Gas Price Average Up 6 Cents; Memorial Day Pump Prices Cheapest Since 2003


The statewide gas price average in Texas is $1.60 for a gallon of regular unleaded fuel, according to the AAA Texas Weekend Gas Watch. That price is six cents more than on this day last week and 97 cents less per gallon compared to this day last year. Of the major metropolitan areas surveyed in Texas, drivers in Midland are paying the most on average at $1.76 while drivers in Tyler are paying the least at $1.48 per gallon. The national average price for a gallon of regular unleaded is $1.93, which is six cents more compared to this day last week and 91 cents less than the price per gallon at this same time last year.

As the Memorial Day Holiday weekend approaches, gas prices are on the rise, however, historical AAA gas price data shows drivers are filling up with the cheapest gas for this holiday weekend in almost two decades.
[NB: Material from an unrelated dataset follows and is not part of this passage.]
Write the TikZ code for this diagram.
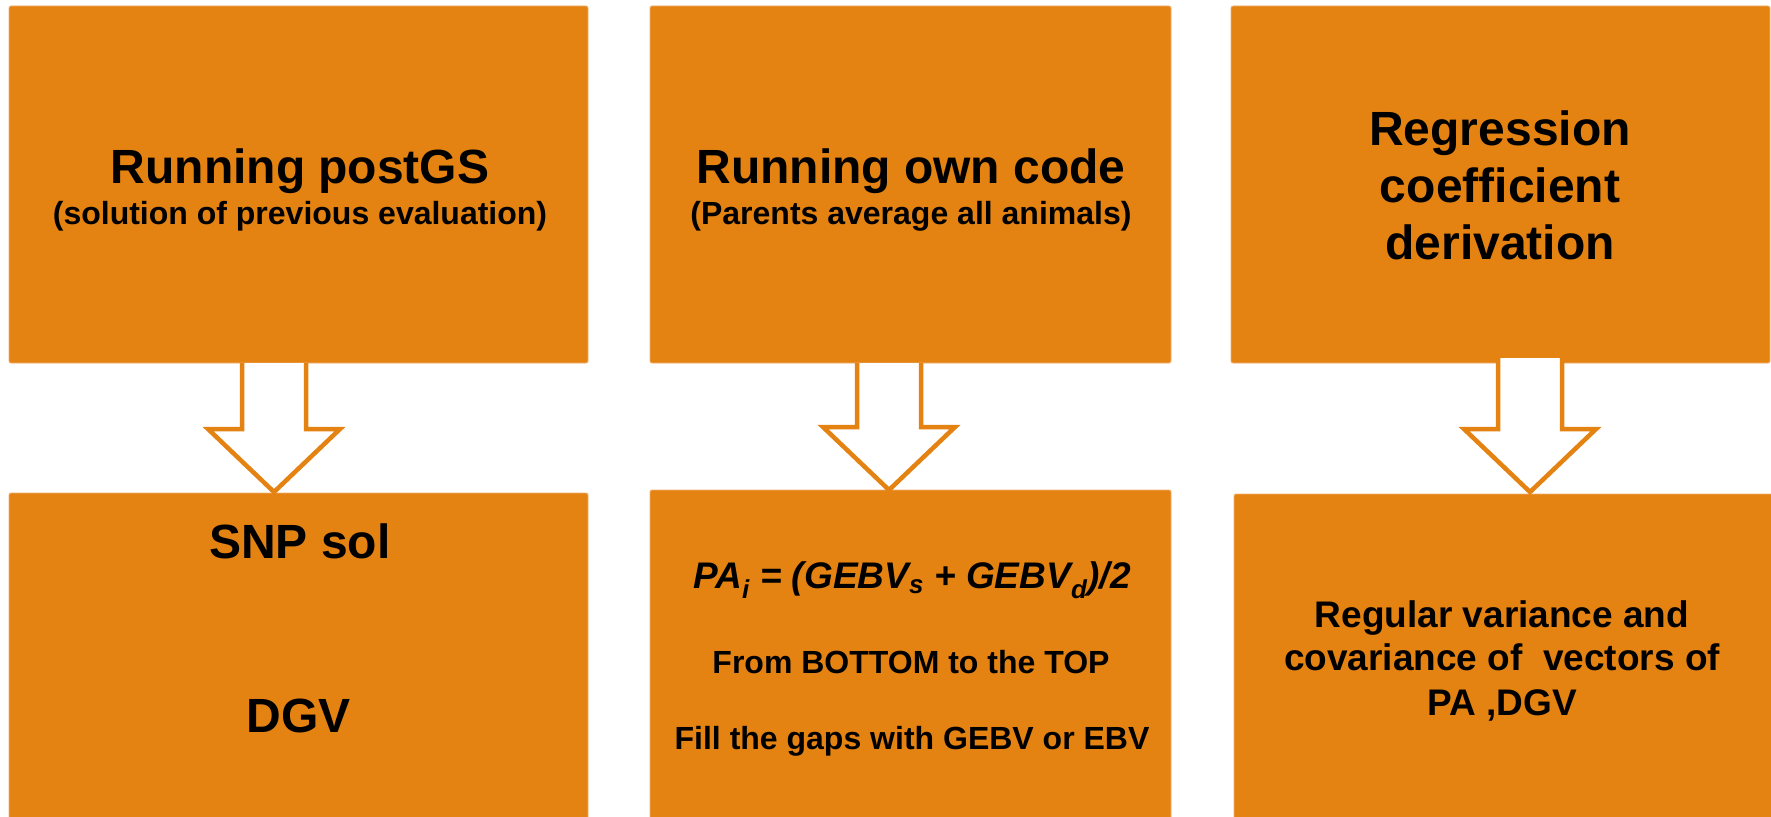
\documentclass[tikz,border=0pt]{standalone}
\usepackage{fontspec}
\setmainfont{Liberation Sans}
\usetikzlibrary{calc}

\definecolor{boxorange}{RGB}{228,130,18}
\definecolor{boxedge}{RGB}{240,176,112}

\tikzset{
  stage/.style={rectangle, rounded corners=2pt, fill=boxorange, draw=boxedge,
    line width=0.8pt, inner sep=0pt},
  blockarrow/.style={fill=white, draw=boxorange, line width=4.5pt, line join=miter},
  bigtxt/.style={inner sep=0pt, anchor=base, font=\bfseries\fontsize{48}{57}\selectfont},
  subtxt/.style={inner sep=0pt, anchor=base, font=\bfseries\fontsize{32}{38}\selectfont},
  midtxt/.style={inner sep=0pt, anchor=base, font=\bfseries\fontsize{37}{44}\selectfont},
}

% hollow block arrow from a start point (top of the shaft) to a tip point
\newcommand\blockarrow[2]{%
  \filldraw[blockarrow] let \p1=(#1), \p2=(#2) in
    (\x1-32pt,\y1) -- (\x1-32pt,\y2+63pt) -- (\x1-66pt,\y2+63pt) -- (\x2,\y2)
    -- (\x1+66pt,\y2+63pt) -- (\x1+32pt,\y2+63pt) -- (\x1+32pt,\y1);}

\begin{document}
\begin{tikzpicture}[x=1pt,y=-1pt]
\useasboundingbox (0,0) rectangle (1771,816);

% top row
\node[stage, minimum width=579pt, minimum height=357pt] (t1) at (298.5,184.5) {};
\node[stage, minimum width=521pt, minimum height=357pt] (t2) at (910.5,184.5) {};
\node[stage, minimum width=539pt, minimum height=357pt] (t3) at (1500.5,184.5) {};

% bottom row (runs off the lower edge)
\node[stage, minimum width=579pt, minimum height=340pt] (b1) at (298.5,663) {};
\node[stage, minimum width=521pt, minimum height=343pt] (b2) at (910.5,661.5) {};
\node[stage, minimum width=541pt, minimum height=339pt] (b3) at (1504.5,663.5) {};

% arrows between the rows
\coordinate (a1s) at (274,363);  \coordinate (a1t) at (274,492);
\coordinate (a2s) at (889,363);  \coordinate (a2t) at (889,490);
\coordinate (a3s) at (1530,358); \coordinate (a3t) at (1530,492);
\blockarrow{a1s}{a1t}
\blockarrow{a2s}{a2t}
\blockarrow{a3s}{a3t}

% top row texts
\node[bigtxt] (t1a) at (300,183) {Running postGS};
\node[subtxt] (t1b) at (300,224) {(solution of previous evaluation)};

\node[bigtxt] (t2a) at (911,183) {Running own code};
\node[subtxt] (t2b) at (911,224) {(Parents average all animals)};

\node[bigtxt] (t3a) at (1500,145) {Regression};
\node[bigtxt] (t3b) at (1500,202) {coefficient};
\node[bigtxt] (t3c) at (1500,259) {derivation};

% bottom row texts
\node[bigtxt] (b1a) at (300,558) {SNP sol};
\node[bigtxt] (b1b) at (299,732) {DGV};

\node[inner sep=0pt, anchor=base, font=\bfseries\itshape\fontsize{37}{44}\selectfont] (b2a) at (912,588)
  {PA\textsubscript{i} = (GEBV\textsubscript{s} + GEBV\textsubscript{d})/2};
\node[subtxt] (b2b) at (911,673) {From BOTTOM to the TOP};
\node[subtxt] (b2c) at (912,749) {Fill the gaps with GEBV or EBV};

\node[midtxt] (b3a) at (1502,627) {Regular variance and};
\node[midtxt] (b3b) at (1502,670) {covariance of\ \ vectors of};
\node[midtxt] (b3c) at (1502,715) {PA ,DGV};
\end{tikzpicture}
\end{document}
The statewide average on Memorial Day in 2003 was $1.39 for a gallon of regular unleaded. This price drop to multi-year lows is due to the COVID-19 pandemic’s impact on gasoline and crude oil demand as many continue to stay home. Because of this, for the first time in 20 years, AAA will not issue a Memorial Day travel forecast due to COVID-19 impacts on the underlying economic data used to create the forecast.

“Even with a holiday weekend just ahead, COVID-19 continues to create demand destruction around the state and country,” said AAA Texas spokesperson Daniel Armbruster. “Drivers can expect pump prices to push slightly higher in the days ahead due to rising gasoline demand as some states are lifting stay-at-home restrictions and crude oil prices increase.”

This week, the Environmental Protection Agency’s waiver on the sale of winter-blend gasoline will come to an end. Stations will switch over to summer-blend gasoline, which has a lower Reid Vapor Pressure to prevent excessive evaporation when outside temperatures rise. Reducing the volatility of summer gas decreases emissions that contribute to unhealthy ozone and smog levels. Typically, the switchover to summer-blend can cause gas prices to spike during the summer driving season, but that will likely not be the case this year due to the impact of COVID-19 on demand and crude oil prices.